Constantly he led his team in scoring and rarely did he ever leave the game. But despite all of his high school success, he didn’t receive any D-I offers.

“Schools would always send me letters and stuff but no one would offer me a scholarship,” Bookert said. “ … Unless you’re like the No. 1 player in the country, they’re not going to come all the way up to Alaska and risk you not coming to their school.”



Bookert had to spend the summer after high school playing with an AAU team in California to earn any attention. But after playing a year at a preparatory school in Nevada, he joined Florida State’s squad to fulfill his dreams of playing D-I basketball.

Now a junior, the guard leads the team in 3-pointers (21) and shooting percentage from beyond the arc (42 percent), despite being out for about a month with a foot injury. When the Seminoles (9-6, 1-1 Atlantic Coast) travel to the Carrier Dome to take on Syracuse (11-4, 2-0) at 8 p.m. Sunday, Bookert will need just three baskets from 3-point land to become the 20th player in FSU history to make 100 career 3s.

“He doesn’t get rattled and he’s a knock-down shooter,” junior guard Montay Brandon said. “ … He’s one of the leaders on our team. Everybody listens to him.”

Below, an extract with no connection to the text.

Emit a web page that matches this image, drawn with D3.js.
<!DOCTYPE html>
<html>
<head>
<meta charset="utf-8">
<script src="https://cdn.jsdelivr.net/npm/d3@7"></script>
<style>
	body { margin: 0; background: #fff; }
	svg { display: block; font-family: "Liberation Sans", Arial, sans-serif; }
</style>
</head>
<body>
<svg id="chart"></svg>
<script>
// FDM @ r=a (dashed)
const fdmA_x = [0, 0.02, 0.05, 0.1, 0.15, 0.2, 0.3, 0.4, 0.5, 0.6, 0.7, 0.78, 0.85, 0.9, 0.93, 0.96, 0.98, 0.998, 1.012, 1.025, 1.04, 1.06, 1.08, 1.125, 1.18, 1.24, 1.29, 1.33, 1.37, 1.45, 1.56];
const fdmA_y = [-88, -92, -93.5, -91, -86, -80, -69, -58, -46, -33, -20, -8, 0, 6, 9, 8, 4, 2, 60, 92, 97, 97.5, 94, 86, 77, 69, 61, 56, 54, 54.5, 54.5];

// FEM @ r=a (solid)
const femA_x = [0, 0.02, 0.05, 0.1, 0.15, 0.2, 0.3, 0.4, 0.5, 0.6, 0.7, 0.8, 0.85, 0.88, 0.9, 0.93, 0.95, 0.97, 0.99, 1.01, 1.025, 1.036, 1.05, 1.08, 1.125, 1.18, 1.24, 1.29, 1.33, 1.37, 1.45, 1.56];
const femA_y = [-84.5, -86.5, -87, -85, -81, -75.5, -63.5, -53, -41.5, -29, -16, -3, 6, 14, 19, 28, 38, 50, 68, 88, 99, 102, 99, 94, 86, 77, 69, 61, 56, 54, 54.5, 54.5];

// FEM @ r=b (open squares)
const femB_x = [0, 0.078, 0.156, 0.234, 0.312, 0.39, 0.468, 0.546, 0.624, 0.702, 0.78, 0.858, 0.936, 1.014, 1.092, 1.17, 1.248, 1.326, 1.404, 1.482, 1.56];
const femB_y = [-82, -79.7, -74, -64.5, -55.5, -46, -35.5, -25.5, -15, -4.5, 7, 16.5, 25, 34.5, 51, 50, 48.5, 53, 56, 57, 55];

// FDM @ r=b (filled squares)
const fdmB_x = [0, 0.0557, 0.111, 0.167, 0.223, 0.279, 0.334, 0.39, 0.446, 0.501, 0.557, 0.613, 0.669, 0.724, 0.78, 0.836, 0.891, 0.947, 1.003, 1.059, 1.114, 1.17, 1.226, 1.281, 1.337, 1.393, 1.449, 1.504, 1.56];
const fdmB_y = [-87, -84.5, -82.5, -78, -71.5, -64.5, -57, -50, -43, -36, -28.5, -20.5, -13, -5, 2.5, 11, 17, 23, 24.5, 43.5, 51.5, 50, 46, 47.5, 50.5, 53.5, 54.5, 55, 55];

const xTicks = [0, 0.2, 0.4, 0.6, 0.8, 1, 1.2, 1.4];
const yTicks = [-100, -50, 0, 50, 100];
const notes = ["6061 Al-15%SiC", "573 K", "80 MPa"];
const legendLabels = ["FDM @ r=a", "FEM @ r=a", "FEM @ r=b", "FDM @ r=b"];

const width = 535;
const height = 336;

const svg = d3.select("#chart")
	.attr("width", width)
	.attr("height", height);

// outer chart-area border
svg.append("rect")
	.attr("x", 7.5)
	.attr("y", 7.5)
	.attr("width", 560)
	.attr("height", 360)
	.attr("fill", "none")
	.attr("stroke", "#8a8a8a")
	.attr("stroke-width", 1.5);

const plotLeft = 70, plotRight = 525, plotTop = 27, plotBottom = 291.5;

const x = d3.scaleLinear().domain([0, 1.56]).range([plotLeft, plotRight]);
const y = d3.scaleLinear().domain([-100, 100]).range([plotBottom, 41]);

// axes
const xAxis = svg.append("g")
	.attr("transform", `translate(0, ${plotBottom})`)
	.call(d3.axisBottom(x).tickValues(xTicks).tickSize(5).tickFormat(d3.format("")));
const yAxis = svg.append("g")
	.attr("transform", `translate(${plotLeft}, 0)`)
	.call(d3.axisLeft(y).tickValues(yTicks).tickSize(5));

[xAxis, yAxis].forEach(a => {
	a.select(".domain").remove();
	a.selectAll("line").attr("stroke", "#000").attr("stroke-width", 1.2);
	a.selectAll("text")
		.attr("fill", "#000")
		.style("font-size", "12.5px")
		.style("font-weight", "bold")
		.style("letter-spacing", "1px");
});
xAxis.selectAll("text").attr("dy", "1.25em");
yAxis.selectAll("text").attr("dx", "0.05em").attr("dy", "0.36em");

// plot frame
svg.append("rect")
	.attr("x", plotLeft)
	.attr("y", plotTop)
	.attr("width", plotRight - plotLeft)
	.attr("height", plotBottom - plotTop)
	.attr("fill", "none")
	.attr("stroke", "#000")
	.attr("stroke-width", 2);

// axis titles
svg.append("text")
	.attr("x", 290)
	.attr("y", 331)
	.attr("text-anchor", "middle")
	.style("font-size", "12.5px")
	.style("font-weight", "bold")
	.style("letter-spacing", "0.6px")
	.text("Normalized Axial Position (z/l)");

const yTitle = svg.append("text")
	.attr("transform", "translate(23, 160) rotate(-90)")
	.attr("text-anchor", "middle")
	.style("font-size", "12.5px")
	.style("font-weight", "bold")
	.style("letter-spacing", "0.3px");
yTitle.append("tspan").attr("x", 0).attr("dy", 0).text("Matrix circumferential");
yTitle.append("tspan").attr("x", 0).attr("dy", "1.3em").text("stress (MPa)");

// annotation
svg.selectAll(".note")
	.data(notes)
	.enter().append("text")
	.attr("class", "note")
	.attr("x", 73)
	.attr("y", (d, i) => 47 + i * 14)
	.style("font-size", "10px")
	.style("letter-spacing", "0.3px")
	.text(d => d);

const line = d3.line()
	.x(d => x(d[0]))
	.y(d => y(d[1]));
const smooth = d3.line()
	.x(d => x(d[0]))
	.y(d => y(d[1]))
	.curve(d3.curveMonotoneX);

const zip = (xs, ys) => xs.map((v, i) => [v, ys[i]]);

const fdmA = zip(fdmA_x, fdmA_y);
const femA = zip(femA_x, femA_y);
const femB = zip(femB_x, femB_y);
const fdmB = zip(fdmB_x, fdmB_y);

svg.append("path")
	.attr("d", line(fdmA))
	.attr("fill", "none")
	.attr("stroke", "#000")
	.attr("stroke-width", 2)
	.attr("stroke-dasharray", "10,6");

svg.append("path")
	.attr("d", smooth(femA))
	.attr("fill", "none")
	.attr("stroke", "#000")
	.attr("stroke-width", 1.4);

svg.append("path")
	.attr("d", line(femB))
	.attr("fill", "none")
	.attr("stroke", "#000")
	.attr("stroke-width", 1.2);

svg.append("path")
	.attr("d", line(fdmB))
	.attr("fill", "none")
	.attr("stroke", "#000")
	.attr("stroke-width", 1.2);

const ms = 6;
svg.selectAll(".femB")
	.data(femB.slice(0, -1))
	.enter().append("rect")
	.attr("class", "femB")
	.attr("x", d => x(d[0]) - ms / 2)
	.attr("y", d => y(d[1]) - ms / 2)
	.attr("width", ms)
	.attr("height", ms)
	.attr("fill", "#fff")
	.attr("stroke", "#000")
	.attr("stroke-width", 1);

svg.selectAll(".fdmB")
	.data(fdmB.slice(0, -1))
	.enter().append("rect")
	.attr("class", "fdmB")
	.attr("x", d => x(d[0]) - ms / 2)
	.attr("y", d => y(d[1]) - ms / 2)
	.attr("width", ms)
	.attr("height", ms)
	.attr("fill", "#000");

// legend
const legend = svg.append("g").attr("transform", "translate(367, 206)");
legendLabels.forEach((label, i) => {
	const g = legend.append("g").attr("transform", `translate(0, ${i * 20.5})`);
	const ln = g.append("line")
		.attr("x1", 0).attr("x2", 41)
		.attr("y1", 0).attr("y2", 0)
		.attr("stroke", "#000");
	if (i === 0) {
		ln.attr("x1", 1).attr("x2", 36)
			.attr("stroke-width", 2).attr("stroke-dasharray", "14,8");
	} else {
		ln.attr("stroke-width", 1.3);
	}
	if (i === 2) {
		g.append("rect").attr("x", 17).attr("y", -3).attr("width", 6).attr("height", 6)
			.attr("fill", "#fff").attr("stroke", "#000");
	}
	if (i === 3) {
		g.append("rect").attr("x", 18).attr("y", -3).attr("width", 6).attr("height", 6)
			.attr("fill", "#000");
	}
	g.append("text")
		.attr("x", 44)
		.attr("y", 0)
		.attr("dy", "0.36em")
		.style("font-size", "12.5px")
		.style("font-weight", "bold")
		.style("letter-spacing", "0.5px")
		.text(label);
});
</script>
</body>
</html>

Summers in Alaska bring around 22 hours of sunlight a day and for Bookert, that meant plenty of time to play sports outside as a kid. The more tired he was, the easier it was to go to sleep, even though it was still light out.

By the time he was in middle school, Bookert already had his heart set on playing D-I basketball. In high school, Bookert woke up at 5 a.m. every day to shoot about 250 shots and work out before school.

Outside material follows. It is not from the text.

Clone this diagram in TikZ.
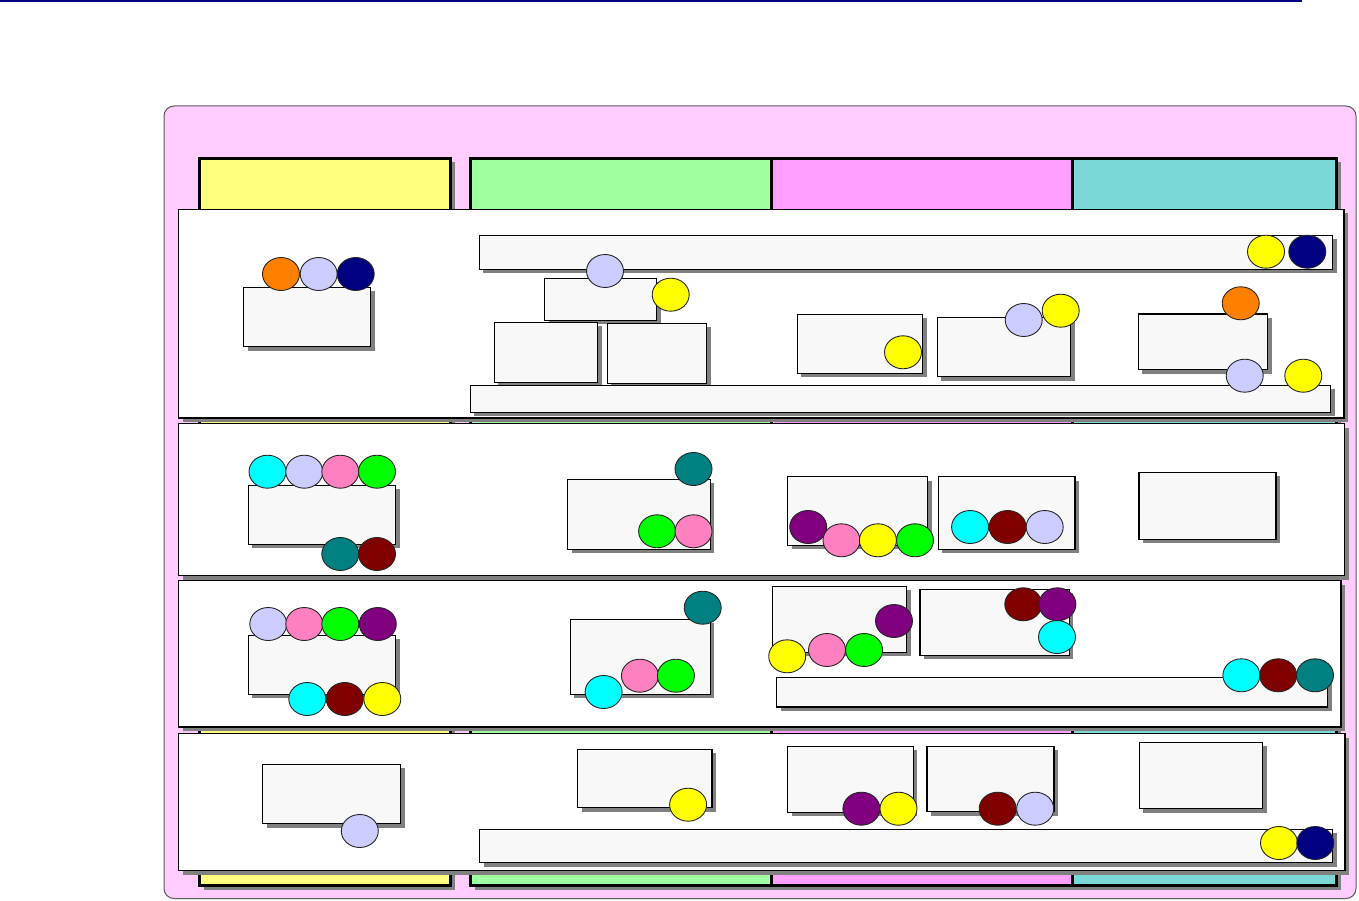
\documentclass[tikz,border=0pt]{standalone}
\usetikzlibrary{shapes.geometric,shadows,fit}
\definecolor{pinkbg}{HTML}{FFCCFF}
\definecolor{colyellow}{HTML}{FFFF80}
\definecolor{colgreen}{HTML}{A0FFA0}
\definecolor{colmag}{HTML}{FF9FFF}
\definecolor{colteal}{HTML}{7AD9D6}
\definecolor{boxfill}{HTML}{F8F8F8}
\definecolor{shadowgray}{HTML}{808080}
\definecolor{bnavy}{HTML}{000080}
\definecolor{borange}{HTML}{FF8000}
\definecolor{blav}{HTML}{CCCCFF}
\definecolor{bcyan}{HTML}{00FFFF}
\definecolor{bpink}{HTML}{FF80C0}
\definecolor{bgreen}{HTML}{00FF00}
\definecolor{bteal}{HTML}{008080}
\definecolor{bmaroon}{HTML}{800000}
\definecolor{bpurple}{HTML}{800080}
\definecolor{byellow}{HTML}{FFFF00}
\tikzset{
  shad/.style={drop shadow={shadow xshift=4pt,shadow yshift=-4pt,fill=shadowgray,opacity=1}},
  colbox/.style={draw=black,line width=3pt,inner sep=0pt,shad},
  lanebox/.style={draw=black,line width=1.3pt,fill=white,inner sep=0pt,shad},
  itembox/.style={draw=black,line width=1.2pt,fill=boxfill,inner sep=0pt,shad},
  ballst/.style={ellipse,draw=black!85,line width=0.9pt,minimum width=37pt,minimum height=33pt,inner sep=0pt}
}
\newcommand{\mkbox}[6]{\node[#1,fit={(#3,#4)(#5,#6)}] (#2) {};}
\newcommand{\mkball}[4]{\node[ballst,fill=#2] (#1) at (#3,#4) {};}
\begin{document}
\begin{tikzpicture}[x=1pt,y=-1pt]
\useasboundingbox (0,0) rectangle (1359,901);
% top rule
\coordinate (rl) at (0,1.2);
\coordinate (rr) at (1302,1.2);
\draw[bnavy,line width=2.4pt] (rl) -- (rr);
% outer frame
\node[draw=black!65,line width=1pt,fill=pinkbg,rounded corners=10pt,inner sep=0pt,fit={(164,106)(1356,898.5)}] (frame) {};
% column headers
\node[colbox,fill=colyellow,fit={(199.5,158.5)(450.5,885.5)}] (cy) {};
\node[colbox,fill=colgreen,fit={(470.5,158.5)(771.5,885.5)}] (cg) {};
\node[colbox,fill=colmag,fit={(771.5,158.5)(1072,885.5)}] (cm) {};
\node[colbox,fill=colteal,fit={(1072,158.5)(1336.5,885.5)}] (ct) {};
% lanes
\mkbox{lanebox}{l1}{178.5}{209.5}{1344}{418}
\mkbox{lanebox}{l2}{178.5}{423.5}{1344.5}{575.5}
\mkbox{lanebox}{l3}{178.5}{580.5}{1341}{727}
\mkbox{lanebox}{l4}{178.5}{733.5}{1345}{870.5}
% lane 1
\mkbox{itembox}{a1}{243.7}{287.3}{370.7}{346.7}
\mkbox{itembox}{a2}{479.3}{235.3}{1332.7}{269.3}
\mkbox{itembox}{a3}{544.7}{278.3}{656.7}{320.3}
\mkbox{itembox}{a4}{494.3}{322.3}{597.7}{382.7}
\mkbox{itembox}{a5}{607.3}{323.3}{706.7}{383.3}
\mkbox{itembox}{a6}{797.3}{314.3}{922.7}{373.3}
\mkbox{itembox}{a7}{937.3}{317.3}{1070.7}{376.7}
\mkbox{itembox}{a8}{1138.3}{314}{1267.7}{369.7}
\mkbox{itembox}{a9}{470.3}{385.3}{1330.7}{412.3}
\mkball{a1o}{borange}{281}{274}
\mkball{a1l}{blav}{318.7}{274}
\mkball{a1n}{bnavy}{355.7}{274}
\mkball{a3l}{blav}{605}{271}
\mkball{a3y}{byellow}{670.7}{294.7}
\mkball{a2y}{byellow}{1266}{251.7}
\mkball{a2n}{bnavy}{1307.3}{251.7}
\mkball{a6y}{byellow}{903}{352.3}
\mkball{a7l}{blav}{1023.7}{320}
\mkball{a7y}{byellow}{1060.7}{310.7}
\mkball{a8o}{borange}{1240.7}{303.3}
\mkball{a9l}{blav}{1244.7}{375.7}
\mkball{a9y}{byellow}{1303.3}{375.7}
% lane 2
\mkbox{itembox}{b1}{248.4}{485.3}{395.7}{544.3}
\mkbox{itembox}{b2}{567.6}{479.3}{710.3}{549.3}
\mkbox{itembox}{b3}{787.6}{476.7}{927.6}{545.3}
\mkbox{itembox}{b4}{938.3}{476.7}{1075}{549.3}
\mkbox{itembox}{b5}{1138.9}{472.3}{1275.9}{539.3}
\mkball{b1c}{bcyan}{267.5}{471.7}
\mkball{b1l}{blav}{304.3}{471.7}
\mkball{b1p}{bpink}{340.3}{471.7}
\mkball{b1g}{bgreen}{377}{471.7}
\mkball{b1t}{bteal}{340.3}{554}
\mkball{b1m}{bmaroon}{377}{554}
\mkball{b2t}{bteal}{693.5}{469}
\mkball{b2g}{bgreen}{657.1}{531.3}
\mkball{b2p}{bpink}{693.5}{531.3}
\mkball{b3u}{bpurple}{808.2}{527}
\mkball{b3p}{bpink}{841.5}{540.3}
\mkball{b3y}{byellow}{877.9}{540.3}
\mkball{b3g}{bgreen}{915}{540.3}
\mkball{b4c}{bcyan}{970.1}{527}
\mkball{b4m}{bmaroon}{1007.6}{527}
\mkball{b4l}{blav}{1044.7}{527}
% lane 3
\mkbox{itembox}{c1}{248.4}{635.3}{395.7}{694.3}
\mkbox{itembox}{c2}{570.3}{619.3}{710.3}{694.3}
\mkbox{itembox}{c3}{772.2}{586.3}{906.6}{652.3}
\mkbox{itembox}{c4}{920}{589.3}{1069.2}{655.3}
\mkbox{itembox}{c5}{776.5}{677.3}{1327.5}{707}
\mkball{c1l}{blav}{268.3}{624}
\mkball{c1p}{bpink}{304.3}{624}
\mkball{c1g}{bgreen}{340.3}{624}
\mkball{c1u}{bpurple}{377.8}{624}
\mkball{c1c}{bcyan}{307.3}{699}
\mkball{c1m}{bmaroon}{344.8}{699}
\mkball{c1y}{byellow}{382.3}{699}
\mkball{c2t}{bteal}{702.7}{607.7}
\mkball{c2c}{bcyan}{603.6}{692}
\mkball{c2p}{bpink}{639.9}{675.7}
\mkball{c2g}{bgreen}{675.9}{675.7}
\mkball{c3u}{bpurple}{894}{621}
\mkball{c3y}{byellow}{787.2}{656.3}
\mkball{c3p}{bpink}{827}{650}
\mkball{c3g}{bgreen}{864.1}{650}
\mkball{c4m}{bmaroon}{1023.3}{604.3}
\mkball{c4u}{bpurple}{1057.4}{604.3}
\mkball{c4c}{bcyan}{1057}{637}
\mkball{c5c}{bcyan}{1241.4}{675.3}
\mkball{c5m}{bmaroon}{1278.2}{675.3}
\mkball{c5t}{bteal}{1315}{675.3}
% lane 4
\mkbox{itembox}{d1}{262.6}{764.3}{400.7}{823.7}
\mkbox{itembox}{d2}{577.5}{749.3}{711.9}{807.7}
\mkbox{itembox}{d6}{479.6}{829.3}{1332.5}{862.7}
\mkbox{itembox}{d3}{787.6}{746.3}{913.1}{812.3}
\mkbox{itembox}{d4}{926.9}{746.3}{1053.9}{811.7}
\mkbox{itembox}{d5}{1139.3}{742.3}{1262.5}{808.7}
\mkball{d1l}{blav}{359.8}{831}
\mkball{d2y}{byellow}{688.1}{804.7}
\mkball{d3u}{bpurple}{861.4}{808.7}
\mkball{d3y}{byellow}{898.5}{808.7}
\mkball{d4m}{bmaroon}{997.7}{808.7}
\mkball{d4l}{blav}{1035.2}{808.7}
\mkball{d6y}{byellow}{1279}{843}
\mkball{d6n}{bnavy}{1315.3}{843}
\end{tikzpicture}
\end{document}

His work paid off, but even though he was well known in Alaska, his basketball talents were mostly unknown to those in the continental United States.

By the end of Bookert’s senior year, the D-I offers he was waiting for still never came and he considered giving up his dream and playing at an in-state D-II school.

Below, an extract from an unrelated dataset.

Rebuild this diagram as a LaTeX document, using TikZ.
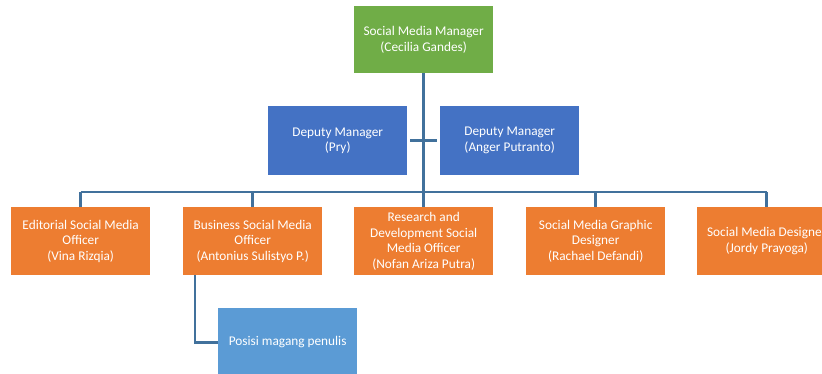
\documentclass[tikz,border=0pt]{standalone}
\usepackage{fontspec}
\setmainfont{Carlito}
\definecolor{mgrgreen}{RGB}{112,173,71}
\definecolor{depblue}{RGB}{68,114,196}
\definecolor{staffor}{RGB}{237,125,49}
\definecolor{internblue}{RGB}{91,155,213}
\definecolor{linkblue}{RGB}{65,113,156}
\begin{document}
\begin{tikzpicture}[x=1pt,y=-1pt,
  box/.style={draw=none, anchor=north west, minimum width=139pt, align=center,
    text=white, inner sep=0pt, font=\fontsize{13.3}{15.7}\selectfont},
  mgrbox/.style={box, fill=mgrgreen, minimum height=67pt},
  depbox/.style={box, fill=depblue, minimum height=69pt},
  staffbox/.style={box, fill=staffor, minimum height=68pt},
  internbox/.style={box, fill=internblue, minimum height=68pt},
  link/.style={draw=linkblue, line width=2.8pt}
]
\useasboundingbox (0,0) rectangle (822,373);
\clip (0,0) rectangle (822,373);

% manager
\node[mgrbox] (mgr) at (354,6) {Social Media Manager\\(Cecilia Gandes)};

% deputies
\node[depbox] (dep1) at (268,106) {Deputy Manager\\(Pry)};
\node[depbox] (dep2) at (440,106) {Deputy Manager\\(Anger Putranto)};

% staff row
\node[staffbox] (ed)  at (11,207)  {Editorial Social Media\\Officer\\(Vina Rizqia)};
\node[staffbox] (bus) at (183,207) {Business Social Media\\Officer\\(Antonius Sulistyo P.)};
\node[staffbox] (rnd) at (354,207) {Research and\\Development Social\\Media Officer\\(Nofan Ariza Putra)};
\node[staffbox] (gra) at (526,207) {Social Media Graphic\\Designer\\(Rachael Defandi)};
\node[staffbox] (des) at (697,207) {Social Media Designer\\(Jordy Prayoga)};

% intern
\node[internbox] (intern) at (218,308) {Posisi magang penulis};

% connectors
\coordinate (hub) at (mgr.south |- 0,192);
\draw[link] (mgr.south) -- (hub);
\draw[link, shorten <=3pt, shorten >=3pt] (dep1.east) -- (dep2.west);
\draw[link] (ed.north |- hub) -- (des.north |- hub);
\foreach \n in {ed,bus,rnd,gra,des}
  \draw[link] (\n.north |- hub) -- (\n.north);
\draw[link] (195,275) |- (intern.west);
\end{tikzpicture}
\end{document}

Instead, Bookert enrolled in Impact Basketball Academy in Las Vegas for the fall of 2011. He was familiar with it because of a week spent there during a trip his Alaskan AAU team took in 2009 to boost its players’ exposure.

Enrolling in the prep school allowed Bookert to join Branch West, an AAU team and recruiting service, for the summer. At the Las Vegas Fab 48 in late July of 2011, Bookert shined and led his team to an upset of one of the top teams in the country.

Finally, the D-I schools noticed and scholarship offers poured in.

“Obviously when you’re watching AAU ball some guys just kind of stand out,” FSU head coach Leonard Hamilton said. “ … I thought that he just displayed a high basketball IQ that I found somewhat appealing and obviously he’s a very good shooter and everybody needs shooters.”

But because it was late in the summer, Bookert would have been months behind in training with a team. He committed to Florida State and attended the prep school for a year, where basketball became an even more prominent aspect of his life.

“It helped me to work on my game and helped me mature a little bit more before college,” Bookert said.

Now, Bookert is more than 4,000 miles and almost four years removed from his dominant rein in high school.

His head coach often jokes about him riding a moose or living in an igloo.

Bookert still prefers the Alaskan cold to the humidity in Florida and he and teammate Michael Ojo, a native of Nigeria, have free-throw shooting contests and play FIFA to determine who controls the thermostat in the room they share.

And though he nearly didn’t make it to D-I basketball, Bookert has a chance at Seminoles history on Sunday.

Said Bookert: “Hopefully I can close in on that, but nothing is ever for sure.”